Odyssey, indeed. As he and writer Jan Sardi hammered out the script that would become Shine, they came to grasp the epic arc of Helfgott's saga: A child prodigy born in 1947, the brilliant pianist had suffered a severe nervous breakdown at London's Royal College of Music in 1970. For 13 years afterward, Helfgott bounced in and out of Australian psychiatric wards, only to be "rediscovered" one night--after his release from his last institution--when he burst into a crowded wine bar, made a beeline for the piano, and launched into Rimsky-Korsakov. Eventually Helfgott, a sweet eccentric given to wild torrents of verbiage, got married and returned to the concert stage in 1984.

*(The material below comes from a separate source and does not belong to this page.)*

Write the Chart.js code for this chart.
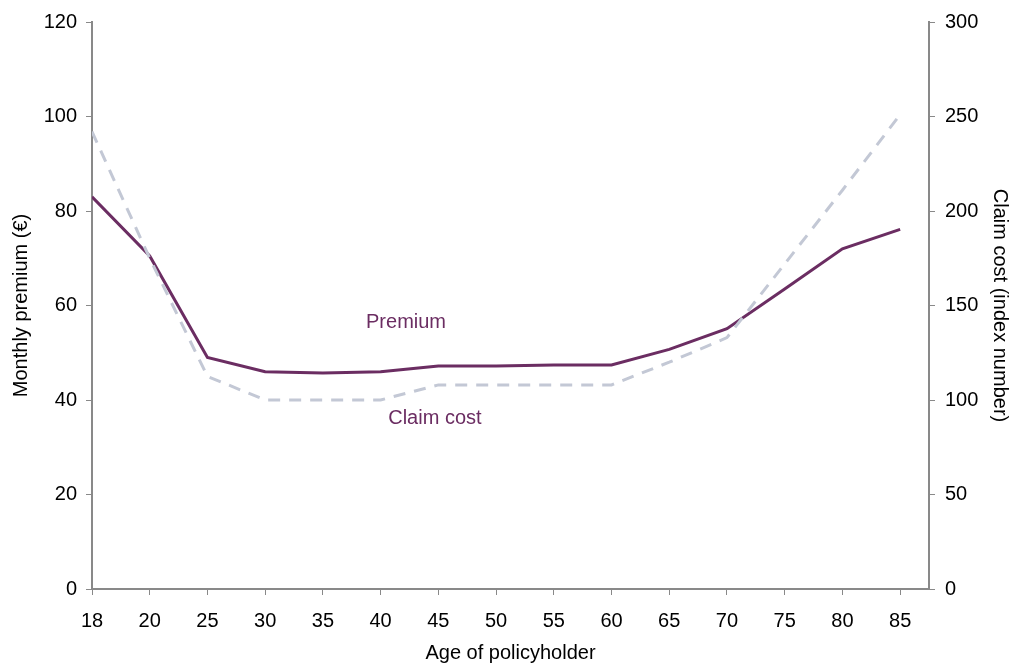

No wonder Rush wanted the part. First, like Helfgott, Rush is a bona fide outsider in a country created by outsiders. Born in the country town of Toowoomba, raised and educated in Brisbane, Rush made his mark on the stage by specializing in madmen, clowns, and misfit alcoholics. Second, he's an actor's actor: When Rush and his wife, actress Jane Menelaus, got married eight years ago, they spent their honeymoon acting in a production of The Importance of Being Earnest--"so I got to propose to her every night on stage." With such instincts, Rush found Shine hard to resist.

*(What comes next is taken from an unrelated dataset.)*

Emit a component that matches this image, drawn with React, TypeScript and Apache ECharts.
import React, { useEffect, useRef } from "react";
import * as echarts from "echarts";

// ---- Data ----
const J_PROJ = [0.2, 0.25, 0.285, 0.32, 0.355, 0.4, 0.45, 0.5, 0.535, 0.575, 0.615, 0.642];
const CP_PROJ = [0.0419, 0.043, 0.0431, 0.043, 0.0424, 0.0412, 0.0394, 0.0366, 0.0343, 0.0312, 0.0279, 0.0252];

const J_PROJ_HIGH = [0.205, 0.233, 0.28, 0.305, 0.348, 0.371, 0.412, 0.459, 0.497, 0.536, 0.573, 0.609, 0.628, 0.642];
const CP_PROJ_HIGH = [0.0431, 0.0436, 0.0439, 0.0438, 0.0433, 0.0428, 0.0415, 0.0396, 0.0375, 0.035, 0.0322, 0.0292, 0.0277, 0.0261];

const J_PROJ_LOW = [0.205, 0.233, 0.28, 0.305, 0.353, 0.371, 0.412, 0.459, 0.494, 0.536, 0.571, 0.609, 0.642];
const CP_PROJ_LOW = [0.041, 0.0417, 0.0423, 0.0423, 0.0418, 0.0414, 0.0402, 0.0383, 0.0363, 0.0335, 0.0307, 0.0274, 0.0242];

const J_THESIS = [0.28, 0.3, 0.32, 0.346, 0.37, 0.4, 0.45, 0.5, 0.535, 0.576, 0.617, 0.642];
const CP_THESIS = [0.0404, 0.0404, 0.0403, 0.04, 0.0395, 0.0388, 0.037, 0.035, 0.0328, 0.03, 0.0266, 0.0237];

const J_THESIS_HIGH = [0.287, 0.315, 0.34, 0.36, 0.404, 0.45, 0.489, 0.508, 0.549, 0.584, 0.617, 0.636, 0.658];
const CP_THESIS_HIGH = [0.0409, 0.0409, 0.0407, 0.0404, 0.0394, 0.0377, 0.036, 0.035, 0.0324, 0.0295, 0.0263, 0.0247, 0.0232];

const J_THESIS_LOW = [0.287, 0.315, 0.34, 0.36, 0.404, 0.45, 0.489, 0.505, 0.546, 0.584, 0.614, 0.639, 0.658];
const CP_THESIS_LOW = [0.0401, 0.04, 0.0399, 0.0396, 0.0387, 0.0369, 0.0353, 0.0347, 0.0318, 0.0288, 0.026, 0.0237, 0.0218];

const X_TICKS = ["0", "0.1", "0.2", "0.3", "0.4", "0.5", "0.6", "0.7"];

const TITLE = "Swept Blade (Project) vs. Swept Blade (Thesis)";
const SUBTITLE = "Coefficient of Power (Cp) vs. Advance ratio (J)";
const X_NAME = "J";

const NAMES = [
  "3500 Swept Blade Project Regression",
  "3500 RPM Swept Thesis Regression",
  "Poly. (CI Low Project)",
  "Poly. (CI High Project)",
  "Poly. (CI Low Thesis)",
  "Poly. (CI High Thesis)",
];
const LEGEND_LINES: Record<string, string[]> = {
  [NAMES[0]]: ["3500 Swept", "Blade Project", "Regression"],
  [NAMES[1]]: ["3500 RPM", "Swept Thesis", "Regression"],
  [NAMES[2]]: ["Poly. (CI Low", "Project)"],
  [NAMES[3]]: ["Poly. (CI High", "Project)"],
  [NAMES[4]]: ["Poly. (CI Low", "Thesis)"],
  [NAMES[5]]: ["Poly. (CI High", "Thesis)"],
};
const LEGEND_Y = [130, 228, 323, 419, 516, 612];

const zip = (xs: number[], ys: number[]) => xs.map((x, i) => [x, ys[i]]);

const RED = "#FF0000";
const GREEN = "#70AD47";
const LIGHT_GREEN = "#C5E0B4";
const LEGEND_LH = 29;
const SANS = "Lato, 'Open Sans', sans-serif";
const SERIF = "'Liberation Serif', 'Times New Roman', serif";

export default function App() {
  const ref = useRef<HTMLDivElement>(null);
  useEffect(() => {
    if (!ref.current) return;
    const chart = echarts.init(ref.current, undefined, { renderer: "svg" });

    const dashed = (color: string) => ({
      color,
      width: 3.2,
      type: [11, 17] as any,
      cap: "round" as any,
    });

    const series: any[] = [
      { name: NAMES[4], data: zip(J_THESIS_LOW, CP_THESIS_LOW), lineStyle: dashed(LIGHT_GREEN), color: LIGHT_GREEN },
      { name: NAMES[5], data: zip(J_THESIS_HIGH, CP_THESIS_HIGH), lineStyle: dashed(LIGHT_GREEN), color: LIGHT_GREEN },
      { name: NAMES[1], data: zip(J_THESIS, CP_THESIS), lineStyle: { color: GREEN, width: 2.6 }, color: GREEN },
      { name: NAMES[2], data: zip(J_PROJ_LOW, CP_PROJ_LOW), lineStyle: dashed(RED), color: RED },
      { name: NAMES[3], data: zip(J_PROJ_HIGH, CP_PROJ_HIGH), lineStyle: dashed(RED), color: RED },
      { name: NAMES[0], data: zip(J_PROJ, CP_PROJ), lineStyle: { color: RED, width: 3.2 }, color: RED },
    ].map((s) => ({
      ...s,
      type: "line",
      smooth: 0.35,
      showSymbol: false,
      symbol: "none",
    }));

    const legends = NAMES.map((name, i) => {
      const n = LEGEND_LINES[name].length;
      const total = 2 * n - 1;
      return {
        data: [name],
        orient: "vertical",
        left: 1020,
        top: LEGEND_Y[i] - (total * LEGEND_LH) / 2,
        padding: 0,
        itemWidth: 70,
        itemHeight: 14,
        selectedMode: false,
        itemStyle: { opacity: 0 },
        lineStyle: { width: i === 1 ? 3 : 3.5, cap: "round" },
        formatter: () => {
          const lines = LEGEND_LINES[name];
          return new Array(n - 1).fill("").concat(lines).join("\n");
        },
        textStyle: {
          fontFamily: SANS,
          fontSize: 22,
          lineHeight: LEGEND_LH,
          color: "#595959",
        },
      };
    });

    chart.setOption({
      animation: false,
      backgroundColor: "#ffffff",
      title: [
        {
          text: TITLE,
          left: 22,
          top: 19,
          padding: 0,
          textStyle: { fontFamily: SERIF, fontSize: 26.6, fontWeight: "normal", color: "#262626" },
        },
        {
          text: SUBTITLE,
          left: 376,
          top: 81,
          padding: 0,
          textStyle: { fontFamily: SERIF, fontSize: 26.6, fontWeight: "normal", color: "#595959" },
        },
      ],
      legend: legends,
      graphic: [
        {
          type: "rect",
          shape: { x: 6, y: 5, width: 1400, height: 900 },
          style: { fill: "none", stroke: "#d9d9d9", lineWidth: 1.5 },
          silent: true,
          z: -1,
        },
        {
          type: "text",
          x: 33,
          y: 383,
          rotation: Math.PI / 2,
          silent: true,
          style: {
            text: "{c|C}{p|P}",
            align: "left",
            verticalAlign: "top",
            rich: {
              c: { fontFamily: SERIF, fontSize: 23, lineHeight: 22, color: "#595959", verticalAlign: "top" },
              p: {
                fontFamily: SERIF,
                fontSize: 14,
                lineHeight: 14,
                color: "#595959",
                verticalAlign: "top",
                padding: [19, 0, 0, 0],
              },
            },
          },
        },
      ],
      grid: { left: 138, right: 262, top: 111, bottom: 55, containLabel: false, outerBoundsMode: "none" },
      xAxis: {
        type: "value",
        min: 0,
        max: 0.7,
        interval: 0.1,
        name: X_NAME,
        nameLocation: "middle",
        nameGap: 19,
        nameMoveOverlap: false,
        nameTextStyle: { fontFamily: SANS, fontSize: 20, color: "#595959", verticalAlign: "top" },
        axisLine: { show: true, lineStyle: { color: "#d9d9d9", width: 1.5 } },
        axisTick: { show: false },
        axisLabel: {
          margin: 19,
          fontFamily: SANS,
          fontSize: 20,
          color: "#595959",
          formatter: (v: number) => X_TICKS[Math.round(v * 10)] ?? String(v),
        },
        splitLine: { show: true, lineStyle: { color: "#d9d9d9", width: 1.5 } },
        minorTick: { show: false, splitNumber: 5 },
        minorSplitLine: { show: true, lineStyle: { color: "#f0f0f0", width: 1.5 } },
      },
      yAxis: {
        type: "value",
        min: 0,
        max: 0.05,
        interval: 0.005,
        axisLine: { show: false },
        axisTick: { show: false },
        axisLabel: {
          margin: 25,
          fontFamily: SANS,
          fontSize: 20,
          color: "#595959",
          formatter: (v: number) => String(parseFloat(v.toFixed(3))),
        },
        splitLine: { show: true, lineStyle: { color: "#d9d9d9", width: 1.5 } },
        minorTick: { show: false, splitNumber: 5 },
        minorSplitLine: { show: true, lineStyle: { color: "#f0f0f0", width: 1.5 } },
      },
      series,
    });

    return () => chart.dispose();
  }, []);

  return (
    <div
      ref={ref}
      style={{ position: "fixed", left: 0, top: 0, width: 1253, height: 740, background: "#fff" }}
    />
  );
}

"This script plopped on my desk," says Rush, who has two young children (Anjellica, 4, and James, 1). "And I just thought: 'This is me. This is the one I've been waiting for.'"

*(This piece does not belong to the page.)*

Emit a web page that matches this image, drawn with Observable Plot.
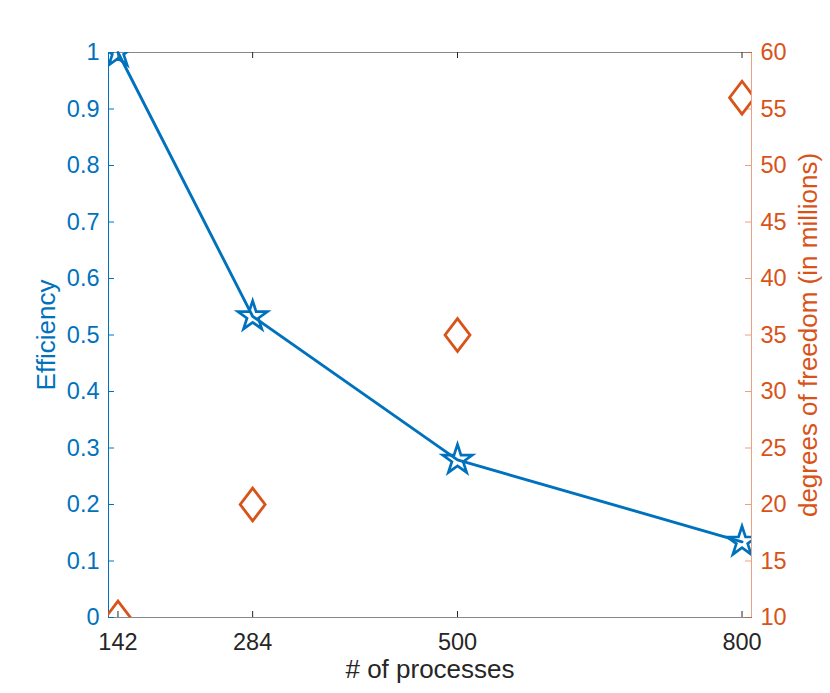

Days after he got the part, Rush rushed out to see Helfgott perform. "When he comes out to play, he shuffles out, he kisses people in the front row, he's muttering, he's mumbling, he's laughing," the actor fondly remembers. "And then at the keyboard he's terribly eloquent and focused." To capture that clash of chaos and calm, Rush memorized Helfgott's loopy ramblings by listening to hours of the virtuoso talking on tape. He took piano lessons, advancing to where he could play portions of the classical repertoire. Though you hear the real Helfgott on the Shine soundtrack, you're often watching Rush's fingers--not a double's--tickling the ivories.

Rush's acting is so propulsive that he might wind up bumping into Gibson at next spring's Oscars. (Mel's memories of those lean years in Sydney: "It was pretty desperate. We would sit on the floor and eat dinner and stuff. One of us used to drag in the occasional virgin and sacrifice her on a Friday night.") Rush is already facing the dilemma that his housemate dealt with 17 years ago: Hollywood, Hamlet, or both? "It's been a very fulfilling career, and I don't want to suddenly throw all that out the window and do something trashy that pays a lot of money," says Rush. "But I will have to confront that nasty thing of, well, how much money?"

Rush, after all, did just buy his first fax machine. "Instead of having a midlife crisis," he says with a sly grin, "I suddenly got into the movies."